Goal. Take the lines from the head of the listing through the one bearing "ax.set_facecolor(bg)" and copy them exactly, leaving every picture out.

Provided entries.

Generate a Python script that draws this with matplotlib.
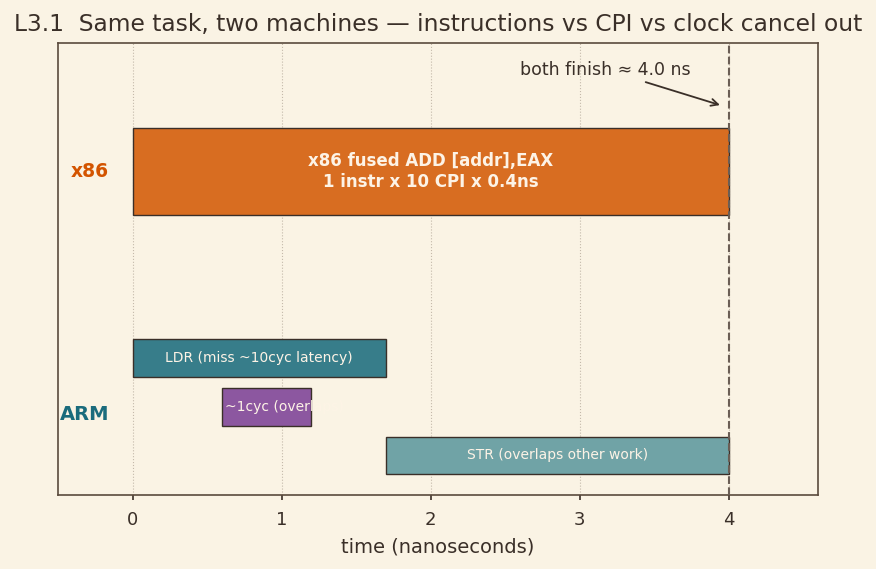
import matplotlib.pyplot as plt

# 数据
x86_start = 0.0
x86_dur = 4.0
x86_text = "x86 fused ADD [addr],EAX\n1 instr x 10 CPI x 0.4ns"

arm_names = ["LDR (miss ~10cyc latency)", "~1cyc (overlaps)", "STR (overlaps other work)"]
arm_start = [0.0, 0.6, 1.7]
arm_dur = [1.7, 0.6, 2.3]
finish_ns = 4.0

bg = '#faf3e4'
ink = '#3a2f28'
plt.rcParams['font.family'] = ['DejaVu Sans']

fig, ax = plt.subplots(figsize=(8.76, 5.69), dpi=100)
fig.patch.set_facecolor(bg)
ax.set_facecolor(bg)

# x86 条
ax.barh(3.29, x86_dur, left=x86_start, height=0.88, color='#d86d21',
        edgecolor=ink, linewidth=1, zorder=3)
ax.text(x86_start + x86_dur / 2, 3.29, x86_text, ha='center', va='center',
        color='#fdf3e6', fontsize=12, fontweight='bold', zorder=4, linespacing=1.2)

# ARM 条
arm_y = [1.395, 0.895, 0.405]
arm_colors = ['#377d8a', '#8c57a0', '#70a3a6']
arm_align = ['center', 'left', 'center']
for name, s, d, y, c, al in zip(arm_names, arm_start, arm_dur, arm_y, arm_colors, arm_align):
    bar = ax.barh(y, d, left=s, height=0.38, color=c, edgecolor=ink,
                  linewidth=1, zorder=3)[0]
    tx = s + d / 2 if al == 'center' else s + 0.02
    t = ax.text(tx, y, name, ha=al, va='center', color='#fdf3e6',
                fontsize=10, zorder=4)
    t.set_clip_path(bar)

ax.text(-0.29, 3.29, "x86", ha='center', va='center', color='#d35400',
        fontsize=13.5, fontweight='bold')
ax.text(-0.32, 0.82, "ARM", ha='center', va='center', color='#1a6b7c',
        fontsize=14, fontweight='bold')

ax.axvline(finish_ns, color='#6b5e55', linestyle='--', linewidth=1.5, zorder=5)
ax.annotate("both finish \u2248 4.0 ns", xy=(3.96, 3.96), xytext=(3.17, 4.33),
            ha='center', va='center', fontsize=12.5, color=ink,
            arrowprops=dict(arrowstyle='->', color=ink, lw=1.3))

ax.set_xlim(-0.5, 4.6)
ax.set_ylim(0, 4.6)
ax.set_yticks([])
ax.set_xticks([0, 1, 2, 3, 4])
ax.tick_params(axis='x', labelsize=13, colors=ink, width=1.2, pad=8)
ax.grid(axis='x', linestyle=':', color='#c4b9aa', linewidth=0.8, zorder=0)
for sp in ax.spines.values():
    sp.set_color('#5a4a3c')
    sp.set_linewidth(1.2)
ax.set_xlabel("time (nanoseconds)", fontsize=14, color=ink, labelpad=6)
ax.set_title("L3.1  Same task, two machines \u2014 instructions vs CPI vs clock cancel out",
             fontsize=16.8, color=ink, pad=9)

fig.subplots_adjust(left=58/876, right=818/876, top=1-43/569, bottom=1-495/569)
fig.savefig('out.png', dpi=100, facecolor=bg)
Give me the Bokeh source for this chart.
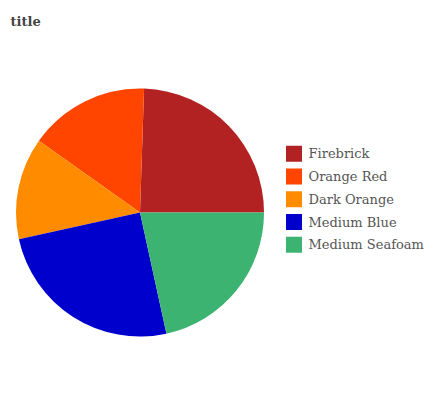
import numpy as np
from bokeh.plotting import figure
from bokeh.models import ColumnDataSource, Range1d
from bokeh.core.properties import value
from bokeh.embed import file_html
from bokeh.resources import INLINE

categories = ["Firebrick", "Orange Red", "Dark Orange", "Medium Blue", "Medium Seafoam"]
values = [24.5, 15.7, 13.3, 25.0, 21.6]
colors = ["#B22222", "#FF4500", "#FF8C00", "#0000CD", "#3CB371"]

W, H = 433, 400
p = figure(width=W, height=H, output_backend="svg", toolbar_location=None,
           x_range=Range1d(0, W), y_range=Range1d(0, H), min_border=0)
p.axis.visible = False
p.grid.visible = False
p.outline_line_color = None
p.background_fill_color = "white"

vals = np.array(values, dtype=float)
frac = vals / vals.sum()
ends = np.cumsum(frac) * 2 * np.pi
starts = np.concatenate([[0.0], ends[:-1]])

src = ColumnDataSource(dict(start=starts, end=ends, color=colors, cat=categories))
p.wedge(x=139.5, y=188, radius=124, radius_units="screen", start_angle="start", end_angle="end",
        direction="anticlock", fill_color="color", line_color=None, source=src)

# title
p.text(x=[10], y=[379], text=["title"], text_font=value("DejaVu Serif"), text_font_size="13px",
       text_font_style="bold", text_color="#444444", text_baseline="alphabetic", text_align="left")

# legend
n = len(categories)
ly = 400 - (153.3 + np.arange(n) * 22.75)
leg = ColumnDataSource(dict(x=[293.5] * n, y=ly, tx=[308] * n, cat=categories, color=colors))
p.rect(x="x", y="y", width=16, height=16, width_units="screen", height_units="screen",
       fill_color="color", line_color=None, source=leg)
p.text(x="tx", y="y", text="cat", text_font=value("DejaVu Serif"), text_font_size="13px",
       text_color="#555555", text_baseline="middle", text_align="left", source=leg)

open("out.html", "w").write(file_html(p, INLINE))
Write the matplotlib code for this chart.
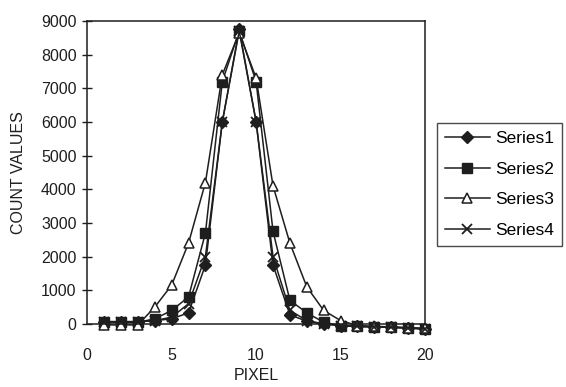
import numpy as np
import matplotlib.pyplot as plt

# Data
pixel = list(range(1, 21))
series1 = [70, 70, 70, 100, 150, 330, 1750, 6000, 8750, 6000, 1750, 270, 80, 0, -50, -70, -90, -100, -120, -150]
series2 = [50, 50, 50, 150, 400, 800, 2700, 7200, 8700, 7200, 2750, 700, 330, 50, -50, -70, -90, -100, -120, -150]
series3 = [-30, -30, -30, 500, 1150, 2400, 4200, 7400, 8650, 7300, 4100, 2400, 1100, 400, 100, -50, -70, -90, -110, -130]
series4 = [60, 60, 60, 100, 200, 600, 2000, 6000, 8700, 6000, 2000, 400, 100, 0, -50, -70, -90, -100, -120, -150]

plt.rcParams['font.family'] = ['Liberation Sans', 'DejaVu Sans']
ink = '#1e1e1e'

fig = plt.figure(figsize=(5.66, 3.87), dpi=100)
ax = fig.add_axes([0.154, 0.163, 0.597, 0.783])

ax.plot(pixel, series1, color=ink, lw=1.1, marker='D', ms=6.5, mfc=ink, mec=ink, label='Series1', clip_on=False)
ax.plot(pixel, series2, color=ink, lw=1.1, marker='s', ms=7.5, mfc=ink, mec=ink, label='Series2', clip_on=False)
ax.plot(pixel, series3, color=ink, lw=1.1, marker='^', ms=7.5, mfc='white', mec=ink, mew=1.1, label='Series3', clip_on=False)
ax.plot(pixel, series4, color=ink, lw=1.1, marker='x', ms=7, mec=ink, mew=1.3, label='Series4', clip_on=False)

ax.set_xlim(0, 20)
ax.set_ylim(0, 9000)
ax.set_xticks([0, 5, 10, 15, 20])
ax.set_yticks(np.arange(0, 9001, 1000))
ax.tick_params(axis='y', direction='inout', length=7, width=1, colors=ink, labelsize=11.5, pad=4)
ax.tick_params(axis='x', length=0, colors=ink, labelsize=11.5, pad=17)

for s in ax.spines.values():
    s.set_color(ink)
    s.set_linewidth(1.1)

ax.set_xlabel('PIXEL', fontsize=11.5, color=ink, labelpad=4)
ax.set_ylabel('COUNT VALUES', fontsize=11.5, color=ink, labelpad=11)

leg = ax.legend(loc='center left', bbox_to_anchor=(1.035, 0.46), frameon=True, fancybox=False,
                edgecolor=ink, fontsize=12.5, handlelength=2.6, handletextpad=0.3,
                labelspacing=0.9, borderpad=0.45, borderaxespad=0)
leg.get_frame().set_linewidth(1.0)

fig.savefig('out.png', dpi=100)
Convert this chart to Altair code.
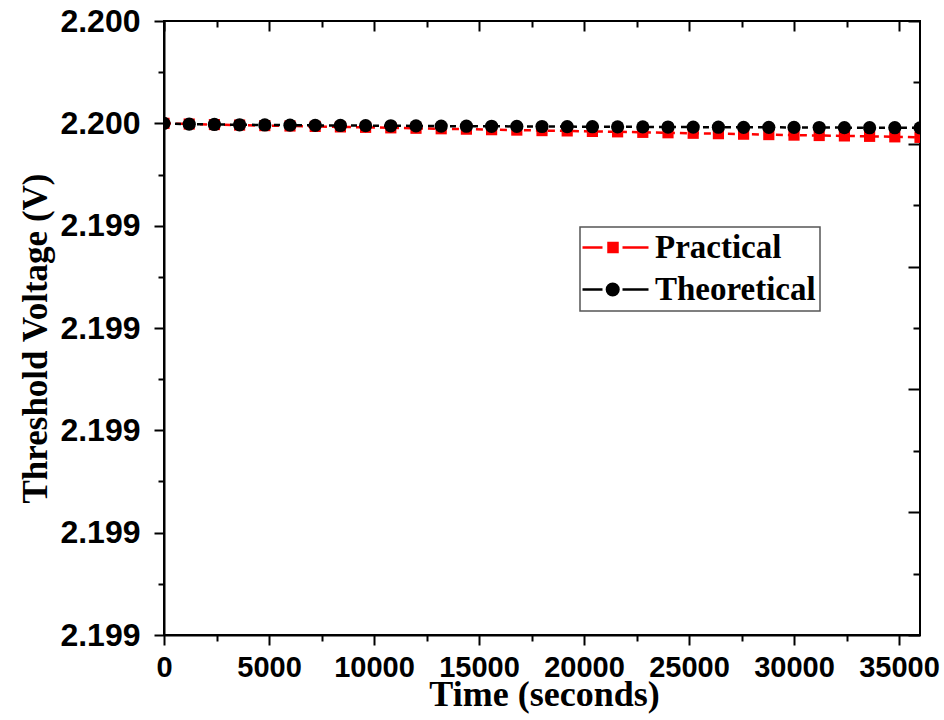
import altair as alt
import pandas as pd

# ---- data ----
time_s = [0, 1200, 2400, 3600, 4800, 6000, 7200, 8400, 9600, 10800,
          12000, 13200, 14400, 15600, 16800, 18000, 19200, 20400, 21600, 22800,
          24000, 25200, 26400, 27600, 28800, 30000, 31200, 32400, 33600, 34800,
          36000]
practical = [2.2000000, 2.1999993, 2.1999988, 2.1999983, 2.1999978, 2.1999974,
             2.1999970, 2.1999965, 2.1999961, 2.1999956, 2.1999952, 2.1999947,
             2.1999943, 2.1999938, 2.1999934, 2.1999929, 2.1999926, 2.1999921,
             2.1999917, 2.1999912, 2.1999908, 2.1999903, 2.1999899, 2.1999894,
             2.1999890, 2.1999885, 2.1999881, 2.1999877, 2.1999873, 2.1999868,
             2.1999863]
theoretical = [2.2000000, 2.1999992, 2.1999989, 2.1999986, 2.1999984, 2.1999982,
               2.1999980, 2.1999979, 2.1999977, 2.1999976, 2.1999975, 2.1999973,
               2.1999972, 2.1999971, 2.1999970, 2.1999969, 2.1999968, 2.1999967,
               2.1999966, 2.1999965, 2.1999964, 2.1999963, 2.1999962, 2.1999961,
               2.1999961, 2.1999960, 2.1999959, 2.1999958, 2.1999957, 2.1999957,
               2.1999956]
series_names = ["Practical", "Theoretical"]
series_colors = ["#ff0000", "#000000"]

x_major = [0, 5000, 10000, 15000, 20000, 25000, 30000, 35000]
x_minor = [2500, 7500, 12500, 17500, 22500, 27500, 32500]
y_major = [2.1995, 2.1996, 2.1997, 2.1998, 2.1999, 2.2000, 2.2001]
y_minor = [2.19955, 2.19965, 2.19975, 2.19985, 2.19995, 2.20005]
y_right_major = [2.1995, 2.19962, 2.19974, 2.19986, 2.19998, 2.2001]
y_right_minor = [2.19956, 2.19968, 2.1998, 2.19992, 2.20004]

df = pd.concat([
    pd.DataFrame({"t": time_s, "v": practical, "series": "Practical"}),
    pd.DataFrame({"t": time_s, "v": theoretical, "series": "Theoretical"}),
], ignore_index=True)

W, H = 756, 614
SANS = "Liberation Sans"
SERIF = "Liberation Serif"

xscale = alt.Scale(domain=[0, 36000], nice=False, zero=False)
yscale = alt.Scale(domain=[2.1995, 2.2001], nice=False, zero=False)

base = alt.Chart(df)

# main axes (bottom / left) with labels
x_main = alt.X("t:Q", scale=xscale, axis=alt.Axis(
    orient="bottom", values=x_major, format="d", labelFlush=False,
    labelFont=SANS, labelFontSize=29, labelFontWeight="bold", labelColor="black",
    labelPadding=8, tickSize=10, tickWidth=2, tickColor="black",
    domainWidth=2, domainColor="black", grid=False,
    title="Time (seconds)", titleFont=SERIF, titleFontSize=36, titleFontWeight="bold",
    titleColor="black", titleX=W / 2 + 2, titleY=59, titleBaseline="middle"))
y_main = alt.Y("v:Q", scale=yscale, axis=alt.Axis(
    orient="left", values=y_major, labelFlush=False,
    labelExpr="datum.value > 2.19995 ? '2.200' : '2.199'",
    labelFont=SANS, labelFontSize=32, labelFontWeight="bold", labelColor="black",
    labelPadding=14, tickSize=10, tickWidth=2, tickColor="black",
    domainWidth=2, domainColor="black", grid=False,
    title="Threshold Voltage (V)", titleFont=SERIF, titleFontSize=35,
    titleFontWeight="bold", titleColor="black", titleX=-129, titleY=317,
    titleBaseline="middle", titleAngle=270))

def tick_axis(orient, values, size, offset=0):
    return alt.Axis(orient=orient, values=values, labels=False, domain=False,
                    grid=False, tickSize=size, tickWidth=2, tickColor="black",
                    offset=offset, title=None)

red = base.transform_filter(alt.datum.series == "Practical")
blk = base.transform_filter(alt.datum.series == "Theoretical")

red_line = red.mark_line(color="#ff0000", strokeWidth=2.5, strokeDash=[7, 5],
                         clip=True).encode(x=x_main, y=y_main)
red_pts = red.mark_square(color="#ff0000", size=125, opacity=1, clip=True).encode(
    x=alt.X("t:Q", scale=xscale, axis=tick_axis("bottom", x_minor, 6)),
    y=alt.Y("v:Q", scale=yscale, axis=tick_axis("left", y_minor, 6)))
blk_line = blk.mark_line(color="#000000", strokeWidth=2.5, strokeDash=[6, 5],
                         clip=True).encode(
    x=alt.X("t:Q", scale=xscale, axis=tick_axis("top", x_major, 10, -10)),
    y=alt.Y("v:Q", scale=yscale, axis=tick_axis("right", y_right_major, 12, -12)))
blk_pts = blk.mark_circle(color="#000000", size=175, opacity=1, clip=True).encode(
    x=alt.X("t:Q", scale=xscale, axis=tick_axis("top", x_minor, 6, -6)),
    y=alt.Y("v:Q", scale=yscale, axis=tick_axis("right", y_right_minor, 7, -7)))

sym_practical = "M-1.8,0H0.2M2.2,0H4.8M0.8,-0.45H1.7V0.45H0.8Z"
sym_theoretical = "M-1.8,0H0.2M2.2,0H4.8M1.8,0A0.58,0.58 0 1,1 0.64,0A0.58,0.58 0 1,1 1.8,0Z"

legend_layer = base.transform_filter("false").mark_point(
    filled=True, opacity=1, strokeWidth=2.5).encode(
    fill=alt.Fill("series:N", scale=alt.Scale(domain=series_names, range=series_colors),
                  legend=alt.Legend(title=None)),
    stroke=alt.Stroke("series:N", scale=alt.Scale(domain=series_names, range=series_colors),
                      legend=alt.Legend(title=None)),
    shape=alt.Shape("series:N", scale=alt.Scale(domain=series_names,
                                                 range=[sym_practical, sym_theoretical]),
                    legend=alt.Legend(title=None)),
)

chart = alt.layer(red_line, red_pts, blk_line, blk_pts, legend_layer).resolve_axis(
    x="independent", y="independent"
).properties(
    width=W, height=H,
    autosize=alt.AutoSizeParams(type="none"),
    padding={"left": 164, "top": 21, "right": 24, "bottom": 85},
    background="white",
).configure_view(
    stroke="black", strokeWidth=2
).configure_legend(
    orient="none", legendX=416, legendY=206,
    strokeColor="#555555", strokeWidth=1.5, fillColor="white",
    padding=4, labelFont=SERIF, labelFontSize=33, labelFontWeight="bold",
    labelColor="black", symbolSize=400, symbolStrokeWidth=2.5,
    labelOffset=38, rowPadding=8, labelLimit=400,
)

chart.save("out.html", embed_options={"renderer": "svg", "actions": False})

Complete output.
Generate a Python script that draws this with matplotlib.
import matplotlib.pyplot as plt

# 数据
x86_start = 0.0
x86_dur = 4.0
x86_text = "x86 fused ADD [addr],EAX\n1 instr x 10 CPI x 0.4ns"

arm_names = ["LDR (miss ~10cyc latency)", "~1cyc (overlaps)", "STR (overlaps other work)"]
arm_start = [0.0, 0.6, 1.7]
arm_dur = [1.7, 0.6, 2.3]
finish_ns = 4.0

bg = '#faf3e4'
ink = '#3a2f28'
plt.rcParams['font.family'] = ['DejaVu Sans']

fig, ax = plt.subplots(figsize=(8.76, 5.69), dpi=100)
fig.patch.set_facecolor(bg)
ax.set_facecolor(bg)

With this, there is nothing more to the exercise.